┌─ Record set

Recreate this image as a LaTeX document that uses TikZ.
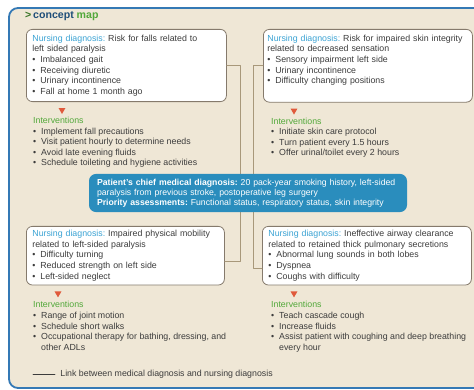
\documentclass[tikz,border=0pt]{standalone}
\usepackage{fontspec}
\setmainfont{Liberation Sans}
\usetikzlibrary{positioning,shapes.geometric}
\definecolor{bg}{HTML}{EFE7D6}
\definecolor{frm}{HTML}{3479B5}
\definecolor{medblue}{HTML}{2A8DBD}
\definecolor{ndblue}{HTML}{3BA3D4}
\definecolor{ivgreen}{HTML}{52A83A}
\definecolor{tricol}{HTML}{E05A3C}
\definecolor{lnk}{HTML}{A8987A}
\definecolor{txt}{HTML}{3C3C3C}
\definecolor{bord}{HTML}{857A6C}
\definecolor{navy}{HTML}{1F4E79}
\frenchspacing
\newcommand{\nd}{\textcolor{ndblue}{Nursing diagnosis:} }
\newcommand{\ivt}{\textcolor{ivgreen}{Interventions}}
\newcommand{\bl}{\makebox[8pt][l]{\textbullet}}
\begin{document}
\begin{tikzpicture}[x=1pt,y=-1pt, font=\fontsize{8.8}{10.6}\selectfont, line join=round, line cap=round,
 ndbox/.style={draw=bord, line width=.8pt, fill=white, rounded corners=6pt, anchor=north west, align=left, inner xsep=6pt, inner ysep=5.5pt, text=txt},
 ivlist/.style={anchor=north west, align=left, inner sep=0pt, text=txt},
 trimark/.style={regular polygon, regular polygon sides=3, shape border rotate=180, fill=tricol, inner sep=0pt, minimum size=8pt},
 link/.style={draw=lnk, line width=.9pt},
 medbox/.style={fill=medblue, rounded corners=7pt, text=white, align=left, text width=302pt, inner xsep=8pt, inner ysep=5pt, font=\fontsize{8.7}{10}\selectfont}]
 \useasboundingbox (0,0) rectangle (474,390);
 \begin{scope}
 \clip (0,0) rectangle (474,390);
 \draw[draw=frm, fill=bg, line width=1.8pt, rounded corners=9pt] (9,8) rectangle (490,388);
 \end{scope}
 \node[anchor=west, inner sep=0pt, font=\fontsize{10.6}{12}\selectfont\bfseries] (ttl) at (25,16) {\textcolor{ivgreen!70!black}{>}\,\textcolor{navy}{concept} \textcolor{ivgreen}{map}};
 \node[ndbox, text width=188pt] (d1) at (26,29) {\nd Risk for falls related to\\left sided paralysis\\\bl Imbalanced gait\\\bl Receiving diuretic\\\bl Urinary incontinence\\\bl Fall at home 1 month ago};
 \node[ndbox, text width=201pt, inner xsep=4pt, text depth=55.4pt] (d2) at (263,29) {\nd Risk for impaired skin integrity\\related to decreased sensation\\\bl Sensory impairment left side\\\bl Urinary incontinence\\\bl Difficulty changing positions};
 \node[ndbox, text width=186pt, inner ysep=4pt] (d3) at (26,226) {\nd Impaired physical mobility\\related to left-sided paralysis\\\bl Difficulty turning\\\bl Reduced strength on left side\\\bl Left-sided neglect};
 \node[ndbox, text width=197pt, inner ysep=4pt] (d4) at (262,226) {\nd Ineffective airway clearance\\related to retained thick pulmonary secretions\\\bl Abnormal lung sounds in both lobes\\\bl Dyspnea\\\bl Coughs with difficulty};
 \foreach\b/\s in{d1/36,d2/31,d3/32,d4/32}{\node[trimark] (t\b) at ([shift={(\s,8)}]\b.south west){};}
 \node[ivlist] (i1) at ([shift={(7,15)}]d1.south west) {\ivt\\\bl Implement fall precautions\\\bl Visit patient hourly to determine needs\\\bl Avoid late evening fluids\\\bl Schedule toileting and hygiene activities};
 \node[ivlist] (i2) at ([shift={(8,15)}]d2.south west) {\ivt\\\bl Initiate skin care protocol\\\bl Turn patient every 1.5 hours\\\bl Offer urinal/toilet every 2 hours};
 \node[ivlist] (i3) at ([shift={(7,16)}]d3.south west) {\ivt\\\bl Range of joint motion\\\bl Schedule short walks\\\bl Occupational therapy for bathing, dressing, and\\\hspace*{8pt}other ADLs};
 \node[ivlist] (i4) at ([shift={(9,16)}]d4.south west) {\ivt\\\bl Teach cascade cough\\\bl Increase fluids\\\bl Assist patient with coughing and deep breathing\\\hspace*{8pt}every hour};
 \draw[link] (d1.east) -- ++(14,0) |- ([shift={(0,5.5)}]d3.east);
 \draw[link] (d2.west) -- ++(-10,0) |- ([shift={(0,13)}]d4.west);
 \node[medbox] (md) at (248,193) {\textbf{Patient's chief medical diagnosis:} 20 pack-year smoking history, left-sided\\paralysis from previous stroke, postoperative leg surgery\\\textbf{Priority assessments:} Functional status, respiratory status, skin integrity};
 \coordinate (lg) at (33,374);
 \draw[line width=.8pt, draw=txt] (lg) -- ++(22,0) node[right, inner sep=0pt, xshift=5pt, text=txt] (lgt) {Link between medical diagnosis and nursing diagnosis};
\end{tikzpicture}
\end{document}
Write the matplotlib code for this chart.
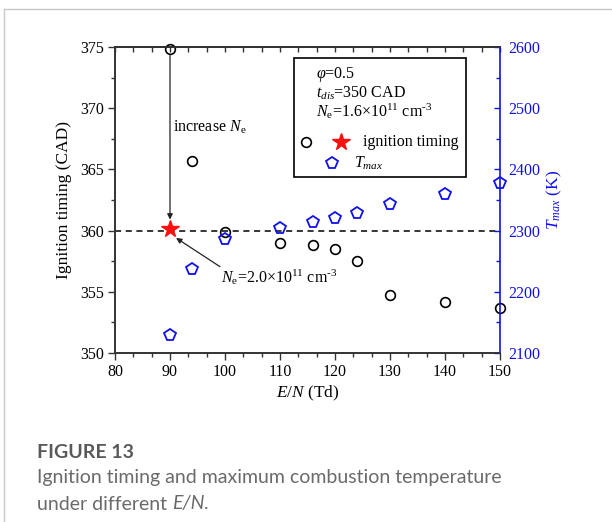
import matplotlib
matplotlib.use("Agg")
import matplotlib.pyplot as plt
from matplotlib.ticker import MultipleLocator, AutoMinorLocator
from matplotlib.patches import Rectangle
from matplotlib.lines import Line2D

plt.rcParams['font.family'] = ['Liberation Serif', 'DejaVu Serif']
plt.rcParams['mathtext.fontset'] = 'custom'
plt.rcParams['mathtext.rm'] = 'Liberation Serif'
plt.rcParams['mathtext.it'] = 'Liberation Serif:italic'
plt.rcParams['mathtext.bf'] = 'Liberation Serif:bold'

# data
en_ign = [90, 94, 100, 110, 116, 120, 124, 130, 140, 150]
ign_timing = [374.8, 365.7, 359.9, 359.0, 358.8, 358.5, 357.5, 354.7, 354.2, 353.7]
en_t = [90, 94, 100, 110, 116, 120, 124, 130, 140, 150]
t_max = [2129, 2238, 2287, 2305, 2314, 2320, 2329, 2343, 2360, 2378]
star_x = [90]
star_y = [360.1]
ref_line = 360

BLUE = '#1010ee'
SPINE = '#333333'
FS = 11.5

fig = plt.figure(figsize=(6.12, 5.22), dpi=100)
W, H = 612, 522
ax = fig.add_axes([115 / W, 1 - 353 / H, 385 / W, 306 / H])
ax2 = ax.twinx()

# page frame
fig.add_artist(Line2D([4 / W, 4 / W], [0, 1 - 9 / H], color='#c8c8c8', lw=1))
fig.add_artist(Line2D([4 / W, 1], [1 - 9 / H, 1 - 9 / H], color='#c8c8c8', lw=1))

ax.plot(en_ign, ign_timing, 'o', mfc='none', mec='k', ms=7, mew=1.2, clip_on=False, zorder=3)
ax.axhline(ref_line, color='k', lw=1.1, ls=(0, (4, 3)), zorder=2)
ax.plot(star_x, star_y, '*', color='#ff1010', ms=13, mec='#ff1010', zorder=4, clip_on=False)
ax2.plot(en_t, t_max, 'p', mfc='none', mec=BLUE, ms=8.5, mew=1.3, clip_on=False, zorder=3)

ax.set_xlim(80, 150)
ax.set_ylim(350, 375)
ax2.set_ylim(2100, 2600)

ax.xaxis.set_major_locator(MultipleLocator(10))
ax.xaxis.set_minor_locator(AutoMinorLocator(3))
ax.yaxis.set_major_locator(MultipleLocator(5))
ax.yaxis.set_minor_locator(AutoMinorLocator(2))
ax2.yaxis.set_major_locator(MultipleLocator(100))
ax2.yaxis.set_minor_locator(AutoMinorLocator(2))

ax.tick_params(axis='x', which='both', direction='out', top=False, labelsize=FS, color=SPINE, pad=3)
ax.tick_params(axis='x', which='major', length=5, width=1)
ax.tick_params(axis='x', which='minor', length=3, width=1)
ax.tick_params(axis='y', which='both', direction='out', right=False, labelsize=FS, color=SPINE, pad=3)
ax.tick_params(axis='y', which='major', length=5, width=1)
ax.tick_params(axis='y', which='minor', length=3, width=1)

top = ax.secondary_xaxis('top')
top.xaxis.set_major_locator(MultipleLocator(10))
top.xaxis.set_minor_locator(AutoMinorLocator(3))
top.tick_params(axis='x', which='both', direction='in', length=3.5, width=1, color=SPINE, labeltop=False)
top.spines['top'].set_color(SPINE)
top.spines['top'].set_linewidth(1.2)

ax2.tick_params(axis='y', which='both', direction='in', colors=BLUE, labelsize=FS, pad=6)
ax2.tick_params(axis='y', which='major', length=4, width=1)
ax2.tick_params(axis='y', which='minor', length=3, width=1)

for s in ['left', 'bottom', 'top']:
    ax.spines[s].set_color(SPINE)
    ax.spines[s].set_linewidth(1.2)
    ax2.spines[s].set_color(SPINE)
    ax2.spines[s].set_linewidth(1.2)
ax2.spines['right'].set_color(BLUE)
ax2.spines['right'].set_linewidth(1.2)
ax.spines['right'].set_visible(False)

ax.set_xlabel(r'$E/N$ (Td)', fontsize=12.5, labelpad=3)
ax.set_ylabel('Ignition timing (CAD)', fontsize=12.5, labelpad=6)
ax2.set_ylabel(r'$T_{max}$ (K)', fontsize=12.5, color=BLUE, labelpad=3)

# annotations
ax.annotate('', xy=(90, 360.9), xytext=(90, 374.3),
            arrowprops=dict(arrowstyle='-|>', color='#222222', lw=0.9, mutation_scale=8,
                            shrinkA=0, shrinkB=0), zorder=3)
ax.text(90.5, 368.4, r'increase $N_{\rm e}$', fontsize=FS, va='center', ha='left')
ax.annotate('', xy=(91.1, 359.4), xytext=(99.1, 357.05),
            arrowprops=dict(arrowstyle='-|>', color='#222222', lw=0.9, mutation_scale=8,
                            shrinkA=0, shrinkB=0), zorder=3)
ax.text(99.2, 356.2, r'$N_{\rm e}$=2.0×10$^{11}$ cm$^{\text{-3}}$', fontsize=FS, va='center', ha='left')

# legend box drawn by hand (layout of the original)
tr = ax2.transAxes
ax2.add_patch(Rectangle((0.465, 0.575), 0.447, 0.389, transform=tr, fill=False,
                        ec='k', lw=1.2, zorder=5, clip_on=False))
ax2.text(0.521, 0.911, r'$\varphi$=0.5', transform=tr, fontsize=FS, va='center', zorder=6)
ax2.text(0.521, 0.850, r'$t_{dis}$=350 CAD', transform=tr, fontsize=FS, va='center', zorder=6)
ax2.text(0.521, 0.789, r'$N_{\rm e}$=1.6×10$^{11}$ cm$^{\text{-3}}$', transform=tr, fontsize=FS,
         va='center', zorder=6)
ax2.plot([0.496], [0.689], 'o', mfc='none', mec='k', ms=7, mew=1.2, transform=tr, zorder=6, clip_on=False)
ax2.plot([0.586], [0.689], '*', color='#ff1010', ms=13, transform=tr, zorder=6, clip_on=False)
ax2.text(0.643, 0.689, 'ignition timing', transform=tr, fontsize=FS, va='center', zorder=6)
ax2.plot([0.563], [0.620], 'p', mfc='none', mec=BLUE, ms=8.5, mew=1.3, transform=tr, zorder=6, clip_on=False)
ax2.text(0.621, 0.620, r'$T_{max}$', transform=tr, fontsize=FS, va='center', zorder=6)

# caption
CAP = ['Lato', 'DejaVu Sans']
CAP_FS = 14
fig.text(37 / W, 1 - 452 / H, 'FIGURE 13', family=CAP, fontsize=CAP_FS, weight='bold',
         color='#595959', va='center')
fig.text(37 / W, 1 - 478 / H, 'Ignition timing and maximum combustion temperature',
         family=CAP, fontsize=CAP_FS, color='#6a6a6a', va='center')
t1 = fig.text(37 / W, 1 - 504 / H, 'under different', family=CAP, fontsize=CAP_FS,
              color='#6a6a6a', va='center')
ax.annotate('E/N.', xy=(1, 0.5), xycoords=t1, xytext=(3.5, 0), textcoords='offset points',
            family=CAP, fontsize=CAP_FS, style='italic', color='#6a6a6a', va='center',
            annotation_clip=False)

fig.savefig('out.png', dpi=100)
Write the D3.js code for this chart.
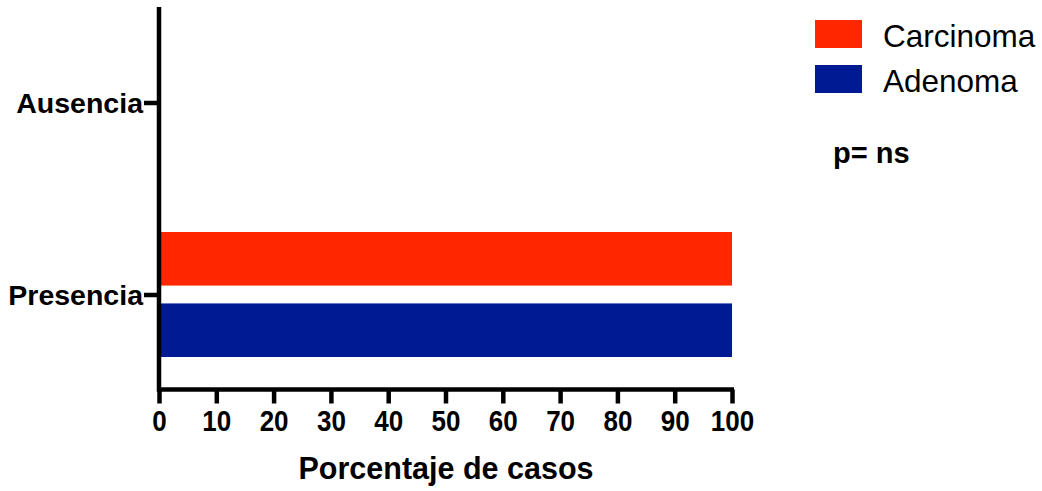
<!DOCTYPE html>
<html>
<head>
<meta charset="utf-8">
<script src="https://cdn.jsdelivr.net/npm/d3@7"></script>
<style>
  body { margin: 0; background: #fff; }
  svg text { font-family: "Liberation Sans", Arial, sans-serif; }
</style>
</head>
<body>
<div id="chart"></div>
<script>
// data
var categories = ["Ausencia", "Presencia"];
var seriesNames = ["Carcinoma", "Adenoma"];
var carcinoma = [0, 100];
var adenoma = [0, 100];
var xTicks = [0, 10, 20, 30, 40, 50, 60, 70, 80, 90, 100];
var colors = ["#FF2600", "#001A93"];

var width = 1042, height = 491;

var svg = d3.select("#chart")
    .append("svg")
    .attr("width", width)
    .attr("height", height);

var x = d3.scaleLinear().domain([0, 100]).range([159, 732]);
var y = d3.scaleBand().domain(categories).range([7, 391]);

// sub-band for the two series inside each category
var inner = d3.scaleBand().domain(seriesNames)
    .range([y.bandwidth() / 2 - 63, y.bandwidth() / 2 + 62])
    .paddingInner(0.25);

var rows = categories.map(function(c, i) {
    return {cat: c, values: [carcinoma[i], adenoma[i]]};
});

// bars
svg.append("g").selectAll("g")
    .data(rows)
    .enter().append("g")
    .attr("transform", function(d) { return "translate(0," + y(d.cat) + ")"; })
    .selectAll("rect")
    .data(function(d) { return d.values.map(function(v, j) { return {name: seriesNames[j], value: v}; }); })
    .enter().append("rect")
    .attr("x", x(0))
    .attr("y", function(d) { return inner(d.name); })
    .attr("height", inner.bandwidth())
    .attr("width", function(d) { return x(d.value) - x(0); })
    .attr("fill", function(d, j) { return colors[j]; });

// x axis
var xAxis = svg.append("g")
    .attr("transform", "translate(0,389.5)")
    .call(d3.axisBottom(x).tickValues(xTicks).tickSize(14).tickSizeOuter(0));
xAxis.select(".domain").attr("stroke", "#000").attr("stroke-width", 4.5)
    .attr("d", "M" + (x(0) - 2) + ",0H" + (x(100) + 2));
xAxis.selectAll(".tick line").attr("stroke", "#000").attr("stroke-width", 4.5);
xAxis.selectAll(".tick text")
    .attr("fill", "#000")
    .attr("y", 0)
    .attr("dy", null)
    .attr("transform", "translate(0,41.5) scale(1,1.1)")
    .style("font-size", "26px")
    .style("font-weight", "bold");

// y axis
var yAxis = svg.append("g")
    .attr("transform", "translate(" + x(0) + ",0)")
    .call(d3.axisLeft(y).tickSize(15).tickPadding(1).tickSizeOuter(0));
yAxis.select(".domain").attr("stroke", "#000").attr("stroke-width", 4.5)
    .attr("d", "M0,7V391.5");
yAxis.selectAll(".tick line").attr("stroke", "#000").attr("stroke-width", 4.5);
yAxis.selectAll(".tick text")
    .attr("fill", "#000")
    .attr("dy", "0.36em")
    .style("font-size", "28.5px")
    .style("font-weight", "bold");

// axis title
svg.append("text")
    .attr("text-anchor", "middle")
    .attr("x", (x(0) + x(100)) / 2 + 0.5)
    .attr("y", 479)
    .style("font-size", "30.5px")
    .style("font-weight", "bold")
    .text("Porcentaje de casos");

// legend
var legend = svg.append("g").selectAll("g")
    .data(seriesNames)
    .enter().append("g")
    .attr("transform", function(d, i) { return "translate(815," + (20 + i * 45) + ")"; });
legend.append("rect")
    .attr("width", 47)
    .attr("height", 28)
    .attr("fill", function(d, i) { return colors[i]; });
legend.append("text")
    .attr("x", 68)
    .attr("y", 26.5)
    .style("font-size", "31.5px")
    .text(function(d) { return d; });

svg.append("text")
    .attr("x", 833)
    .attr("y", 163)
    .style("font-size", "29px")
    .style("font-weight", "bold")
    .text("p= ns");
</script>
</body>
</html>
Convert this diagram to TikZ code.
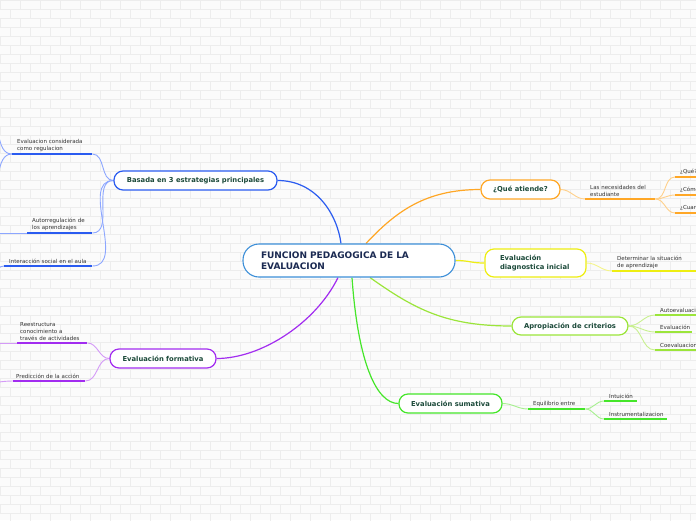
\documentclass[tikz,border=0pt]{standalone}
\usepackage{fontspec}
\setmainfont{DejaVu Sans}
\usetikzlibrary{calc, backgrounds}
\definecolor{paper}{HTML}{FBFBFB}
\definecolor{brickline}{HTML}{EDEDED}
\definecolor{rootborder}{HTML}{3D8FD8}
\definecolor{roottext}{HTML}{1B2A52}
\definecolor{topictext}{HTML}{1C4A3A}
\definecolor{leaftext}{HTML}{333333}
\definecolor{bluebr}{HTML}{2A5BF0}
\definecolor{bluelt}{HTML}{8CA6FF}
\definecolor{orangebr}{HTML}{FFA726}
\definecolor{orangelt}{HTML}{FFD08A}
\definecolor{yellowbr}{HTML}{EEEE11}
\definecolor{yellowlt}{HTML}{F4F48A}
\definecolor{limebr}{HTML}{9BE53A}
\definecolor{limelt}{HTML}{C8F08F}
\definecolor{greenbr}{HTML}{45E62A}
\definecolor{greenlt}{HTML}{A6F08F}
\definecolor{purplebr}{HTML}{A22CF0}
\definecolor{purplelt}{HTML}{D49AF7}
\def\rootfont{\fontsize{9}{11}\selectfont}
\def\topicfont{\fontsize{6.8}{8.4}\selectfont}
\def\leaffont{\fontsize{5.5}{7.2}\selectfont\hyphenpenalty=10000\exhyphenpenalty=10000}
\tikzset{
  root/.style={rectangle, rounded corners=16pt, draw=rootborder, fill=white,
               line width=1.1pt, minimum height=33pt, text width=176pt,
               inner xsep=18pt, align=left, font=\rootfont\bfseries, text=roottext},
  topic/.style={rectangle, rounded corners=9pt, fill=white, line width=1.2pt,
                minimum height=19pt, inner xsep=8pt, align=center,
                font=\topicfont\bfseries, text=topictext},
  leaf/.style={anchor=south west, align=left, font=\leaffont, text=leaftext,
               inner xsep=5pt, inner ysep=2pt},
  brick/.style={draw=brickline, line width=0.5pt},
  main/.style={line width=1.2pt},
  twig/.style={line width=0.9pt},
  under/.style={line width=2.2pt},
}

\begin{document}
\begin{tikzpicture}[x=1pt, y=-1pt]
\useasboundingbox (0,0) rectangle (696,520);
\clip (0,0) rectangle (696,520);

% Central idea
\node[root] (center) at (349,260.5) {FUNCION PEDAGOGICA DE LA\\EVALUACION};

% Main topics
\node[topic, draw=bluebr, minimum width=163pt] (basada) at (195.5,180.5) {Basada en 3 estrategias principales};
\node[topic, draw=purplebr, minimum width=106pt] (form) at (163,358.5) {Evaluación formativa};
\node[topic, draw=orangebr, minimum width=79pt] (que) at (520.5,189.5) {¿Qué atiende?};
\node[topic, draw=yellowbr, minimum height=28pt, text width=71pt, inner xsep=15pt,
      align=left] (diag) at (535.5,263) {Evaluación\\diagnostica inicial};
\node[topic, draw=limebr, minimum width=116pt, minimum height=18pt] (aprop) at (570,326) {Apropiación de criterios};
\node[topic, draw=greenbr, minimum width=103pt] (sum) at (450.5,403.5) {Evaluación sumativa};

% Leaves, left side
\node[leaf, text width=70pt] (lcons) at (12,154) {Evaluacion considerada\\como regulacion};
\node[leaf, text width=55pt] (lauto) at (27,233) {Autorregulación de\\los aprendizajes};
\node[leaf, text width=78pt] (linter) at (4,266) {Interacción social en el aula};
\node[leaf, text width=64pt, inner xsep=3pt] (lreest) at (17,343) {Reestructura\\conocimiento a\\través de actividades};
\node[leaf, text width=66pt, inner xsep=3pt] (lpred) at (13,381) {Predicción de la acción};

% Leaves, right side
\node[leaf, text width=60pt] (lneces) at (585,199) {Las necesidades del\\estudiante};
\node[leaf, text width=40pt] (lque) at (675,177) {¿Qué?};
\node[leaf, text width=40pt] (lcomo) at (675,195) {¿Cómo?};
\node[leaf, text width=40pt] (lcuan) at (675,213) {¿Cuando?};
\node[leaf, text width=75pt] (ldeter) at (612,271) {Determinar la situación\\de aprendizaje};
\node[leaf, text width=50pt] (lautoev) at (655,315) {Autoevaluacion};
\node[leaf, text width=27pt] (levalu) at (655,332) {Evaluación};
\node[leaf, text width=50pt] (lcoev) at (655,350) {Coevaluacion};
\node[leaf, text width=47pt] (lequi) at (528,409) {Equilibrio entre};
\node[leaf, text width=23pt] (lintu) at (604,401) {Intuición};
\node[leaf, text width=53pt] (linst) at (604,419) {Instrumentalizacion};

% Loose ends running off the page
\coordinate (offa) at (-15,116);
\coordinate (offb) at (-15,192);
\coordinate (offc) at (-15,233);
\coordinate (offd) at (-15,282);
\coordinate (offe) at (-15,343);
\coordinate (offf) at (-15,383);

\begin{scope}[on background layer]
  \fill[paper] (0,0) rectangle (696,520);
  \foreach \r in {0,...,57} {
    \draw[brick] (0,\r*9) -- (696,\r*9);
    \pgfmathsetmacro\off{mod(\r,2)*10}
    \foreach \c in {-1,...,35}
      \draw[brick] (\c*20+\off,\r*9) -- ++(0,9);
  }

  % Main branches
  \draw[main, bluebr] ($(center.north)+(-8,0)$) .. controls +(-4,-30) and +(38,0) .. (basada.east);
  \draw[main, orangebr] ($(center.north)+(17,0)$) .. controls +(30,-32) and +(-55,0) .. (que.west);
  \draw[main, yellowbr] (center.east) .. controls +(14,0) and +(-14,0) .. (diag.west);
  \draw[main, limebr] ($(center.south)+(21,0)$) .. controls +(45,32) and +(-65,0) .. (aprop.west);
  \draw[main, greenbr] ($(center.south)+(3,0)$) .. controls +(6,85) and +(-22,0) .. (sum.west);
  \draw[main, purplebr] ($(center.south)+(-11,0)$) .. controls +(-22,45) and +(45,0) .. (form.east);

  % Twigs
  \foreach \n in {lcons, lauto, linter}
    \draw[twig, bluelt] (basada.west) to[out=180, in=0] (\n.south east);
  \draw[twig, bluelt] (lcons.south west) to[out=180, in=0] (offa);
  \draw[twig, bluelt] (lcons.south west) to[out=180, in=0] (offb);
  \draw[twig, bluelt] (lauto.south west) -- (offc);
  \draw[twig, bluelt] (linter.south west) to[out=180, in=0] (offd);
  \foreach \n in {lreest, lpred}
    \draw[twig, purplelt] (form.west) to[out=180, in=0] (\n.south east);
  \draw[twig, purplelt] (lreest.south west) -- (offe);
  \draw[twig, purplelt] (lpred.south west) to[out=180, in=0] (offf);
  \draw[twig, orangelt] (que.east) to[out=0, in=180] (lneces.south west);
  \foreach \n in {lque, lcomo, lcuan}
    \draw[twig, orangelt] (lneces.south east) to[out=0, in=180] (\n.south west);
  \draw[twig, yellowlt] (diag.east) to[out=0, in=180] (ldeter.south west);
  \foreach \n in {lautoev, levalu, lcoev}
    \draw[twig, limelt] (aprop.east) to[out=0, in=180] (\n.south west);
  \draw[twig, greenlt] (sum.east) to[out=0, in=180] (lequi.south west);
  \foreach \n in {lintu, linst}
    \draw[twig, greenlt] (lequi.south east) to[out=0, in=180] (\n.south west);
\end{scope}

% Underlines
\foreach \n in {lcons, lauto, linter}
  \draw[under, bluebr] (\n.south west) -- (\n.south east);
\foreach \n in {lreest, lpred}
  \draw[under, purplebr] (\n.south west) -- (\n.south east);
\foreach \n in {lneces, lque, lcomo, lcuan}
  \draw[under, orangebr] (\n.south west) -- (\n.south east);
\draw[under, yellowbr] (ldeter.south west) -- (ldeter.south east);
\foreach \n in {lautoev, levalu, lcoev}
  \draw[under, limebr] (\n.south west) -- (\n.south east);
\foreach \n in {lequi, lintu, linst}
  \draw[under, greenbr] (\n.south west) -- (\n.south east);

\end{tikzpicture}
\end{document}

└─

Look above and copy only the lines from the one holding "Write the matplotlib code for this chart." to the one holding "ax2.set_ylim(2100, 2600)", both included, exactly, minus the pictures.

Result of this task »
Write the matplotlib code for this chart.
import matplotlib
matplotlib.use("Agg")
import matplotlib.pyplot as plt
from matplotlib.ticker import MultipleLocator, AutoMinorLocator
from matplotlib.patches import Rectangle
from matplotlib.lines import Line2D

plt.rcParams['font.family'] = ['Liberation Serif', 'DejaVu Serif']
plt.rcParams['mathtext.fontset'] = 'custom'
plt.rcParams['mathtext.rm'] = 'Liberation Serif'
plt.rcParams['mathtext.it'] = 'Liberation Serif:italic'
plt.rcParams['mathtext.bf'] = 'Liberation Serif:bold'

# data
en_ign = [90, 94, 100, 110, 116, 120, 124, 130, 140, 150]
ign_timing = [374.8, 365.7, 359.9, 359.0, 358.8, 358.5, 357.5, 354.7, 354.2, 353.7]
en_t = [90, 94, 100, 110, 116, 120, 124, 130, 140, 150]
t_max = [2129, 2238, 2287, 2305, 2314, 2320, 2329, 2343, 2360, 2378]
star_x = [90]
star_y = [360.1]
ref_line = 360

BLUE = '#1010ee'
SPINE = '#333333'
FS = 11.5

fig = plt.figure(figsize=(6.12, 5.22), dpi=100)
W, H = 612, 522
ax = fig.add_axes([115 / W, 1 - 353 / H, 385 / W, 306 / H])
ax2 = ax.twinx()

# page frame
fig.add_artist(Line2D([4 / W, 4 / W], [0, 1 - 9 / H], color='#c8c8c8', lw=1))
fig.add_artist(Line2D([4 / W, 1], [1 - 9 / H, 1 - 9 / H], color='#c8c8c8', lw=1))

ax.plot(en_ign, ign_timing, 'o', mfc='none', mec='k', ms=7, mew=1.2, clip_on=False, zorder=3)
ax.axhline(ref_line, color='k', lw=1.1, ls=(0, (4, 3)), zorder=2)
ax.plot(star_x, star_y, '*', color='#ff1010', ms=13, mec='#ff1010', zorder=4, clip_on=False)
ax2.plot(en_t, t_max, 'p', mfc='none', mec=BLUE, ms=8.5, mew=1.3, clip_on=False, zorder=3)

ax.set_xlim(80, 150)
ax.set_ylim(350, 375)
ax2.set_ylim(2100, 2600)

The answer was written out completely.